- _Input_
────────────────────────────────────────
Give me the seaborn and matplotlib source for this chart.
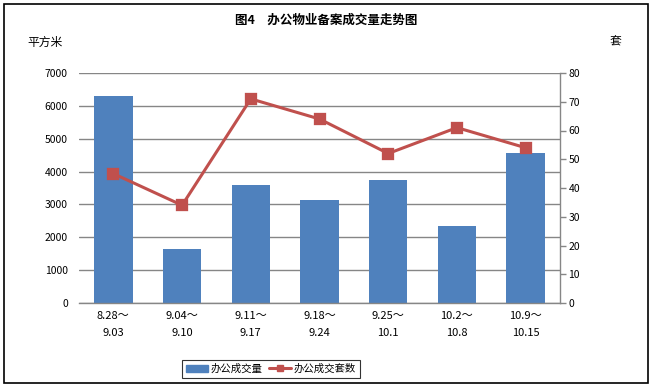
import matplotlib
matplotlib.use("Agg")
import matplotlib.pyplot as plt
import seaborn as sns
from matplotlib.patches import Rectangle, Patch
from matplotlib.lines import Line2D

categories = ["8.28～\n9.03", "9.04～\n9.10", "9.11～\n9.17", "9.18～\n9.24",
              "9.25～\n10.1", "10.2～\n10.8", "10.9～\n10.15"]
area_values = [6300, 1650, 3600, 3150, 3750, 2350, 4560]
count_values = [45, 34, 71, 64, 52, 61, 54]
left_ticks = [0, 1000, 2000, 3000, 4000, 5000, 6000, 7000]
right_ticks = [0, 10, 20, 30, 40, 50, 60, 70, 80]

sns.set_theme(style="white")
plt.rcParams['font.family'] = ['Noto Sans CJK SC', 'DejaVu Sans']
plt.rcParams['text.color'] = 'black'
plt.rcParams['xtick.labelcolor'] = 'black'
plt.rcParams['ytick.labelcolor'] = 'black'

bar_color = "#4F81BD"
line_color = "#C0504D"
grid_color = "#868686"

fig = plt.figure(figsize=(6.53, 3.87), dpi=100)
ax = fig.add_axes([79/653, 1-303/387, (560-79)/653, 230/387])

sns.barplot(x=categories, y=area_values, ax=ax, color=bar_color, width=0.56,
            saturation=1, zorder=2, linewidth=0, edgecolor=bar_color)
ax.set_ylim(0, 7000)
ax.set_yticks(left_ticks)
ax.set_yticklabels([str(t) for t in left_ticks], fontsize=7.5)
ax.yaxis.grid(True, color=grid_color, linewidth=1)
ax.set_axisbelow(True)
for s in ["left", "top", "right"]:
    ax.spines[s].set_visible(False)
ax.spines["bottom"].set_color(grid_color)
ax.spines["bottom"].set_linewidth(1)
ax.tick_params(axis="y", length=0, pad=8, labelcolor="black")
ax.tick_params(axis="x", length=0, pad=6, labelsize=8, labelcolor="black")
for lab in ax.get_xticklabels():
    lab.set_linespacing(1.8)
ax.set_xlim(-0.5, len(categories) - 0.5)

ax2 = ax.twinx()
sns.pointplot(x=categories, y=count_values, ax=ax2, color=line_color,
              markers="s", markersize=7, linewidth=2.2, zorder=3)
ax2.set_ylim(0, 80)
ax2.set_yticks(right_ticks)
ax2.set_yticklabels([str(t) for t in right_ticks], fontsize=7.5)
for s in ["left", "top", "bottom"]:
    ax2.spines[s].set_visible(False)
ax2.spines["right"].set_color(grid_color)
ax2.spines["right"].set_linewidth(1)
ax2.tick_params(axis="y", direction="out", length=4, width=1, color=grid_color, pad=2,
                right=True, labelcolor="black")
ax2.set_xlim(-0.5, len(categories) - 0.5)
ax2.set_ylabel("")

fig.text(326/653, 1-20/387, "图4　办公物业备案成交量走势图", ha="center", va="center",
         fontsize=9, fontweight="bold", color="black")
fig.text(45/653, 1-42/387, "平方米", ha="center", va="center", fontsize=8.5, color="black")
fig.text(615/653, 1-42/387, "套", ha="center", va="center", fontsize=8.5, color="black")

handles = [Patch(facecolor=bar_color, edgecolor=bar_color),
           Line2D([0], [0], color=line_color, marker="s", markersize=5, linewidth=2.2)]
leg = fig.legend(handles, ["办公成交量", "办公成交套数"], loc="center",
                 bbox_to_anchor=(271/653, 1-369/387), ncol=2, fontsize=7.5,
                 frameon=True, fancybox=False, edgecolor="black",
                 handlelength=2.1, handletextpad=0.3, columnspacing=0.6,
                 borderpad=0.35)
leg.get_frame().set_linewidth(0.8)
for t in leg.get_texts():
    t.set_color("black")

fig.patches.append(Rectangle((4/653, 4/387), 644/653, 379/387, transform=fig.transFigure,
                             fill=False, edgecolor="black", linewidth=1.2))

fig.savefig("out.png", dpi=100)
────────────────────────────────────────
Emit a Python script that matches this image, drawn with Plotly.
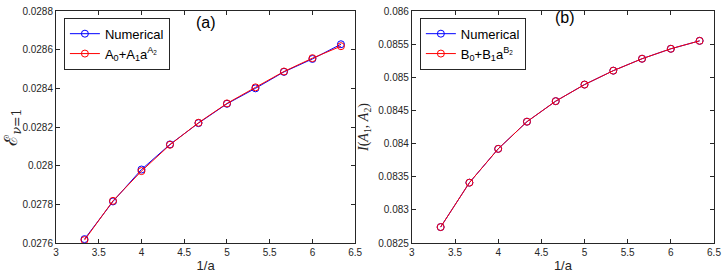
────────────────────────────────────────
- _Given request_
Skip the pictures. Set down only the lines from the one containing "Give me the" through the one containing "ax = fig.add_axes([79/653, 1-303/387, (560-79)/653, 230/387])", exactly as they appear, ends included.

- _Final answer_
Give me the seaborn and matplotlib source for this chart.
import matplotlib
matplotlib.use("Agg")
import matplotlib.pyplot as plt
import seaborn as sns
from matplotlib.patches import Rectangle, Patch
from matplotlib.lines import Line2D

categories = ["8.28～\n9.03", "9.04～\n9.10", "9.11～\n9.17", "9.18～\n9.24",
              "9.25～\n10.1", "10.2～\n10.8", "10.9～\n10.15"]
area_values = [6300, 1650, 3600, 3150, 3750, 2350, 4560]
count_values = [45, 34, 71, 64, 52, 61, 54]
left_ticks = [0, 1000, 2000, 3000, 4000, 5000, 6000, 7000]
right_ticks = [0, 10, 20, 30, 40, 50, 60, 70, 80]

sns.set_theme(style="white")
plt.rcParams['font.family'] = ['Noto Sans CJK SC', 'DejaVu Sans']
plt.rcParams['text.color'] = 'black'
plt.rcParams['xtick.labelcolor'] = 'black'
plt.rcParams['ytick.labelcolor'] = 'black'

bar_color = "#4F81BD"
line_color = "#C0504D"
grid_color = "#868686"

fig = plt.figure(figsize=(6.53, 3.87), dpi=100)
ax = fig.add_axes([79/653, 1-303/387, (560-79)/653, 230/387])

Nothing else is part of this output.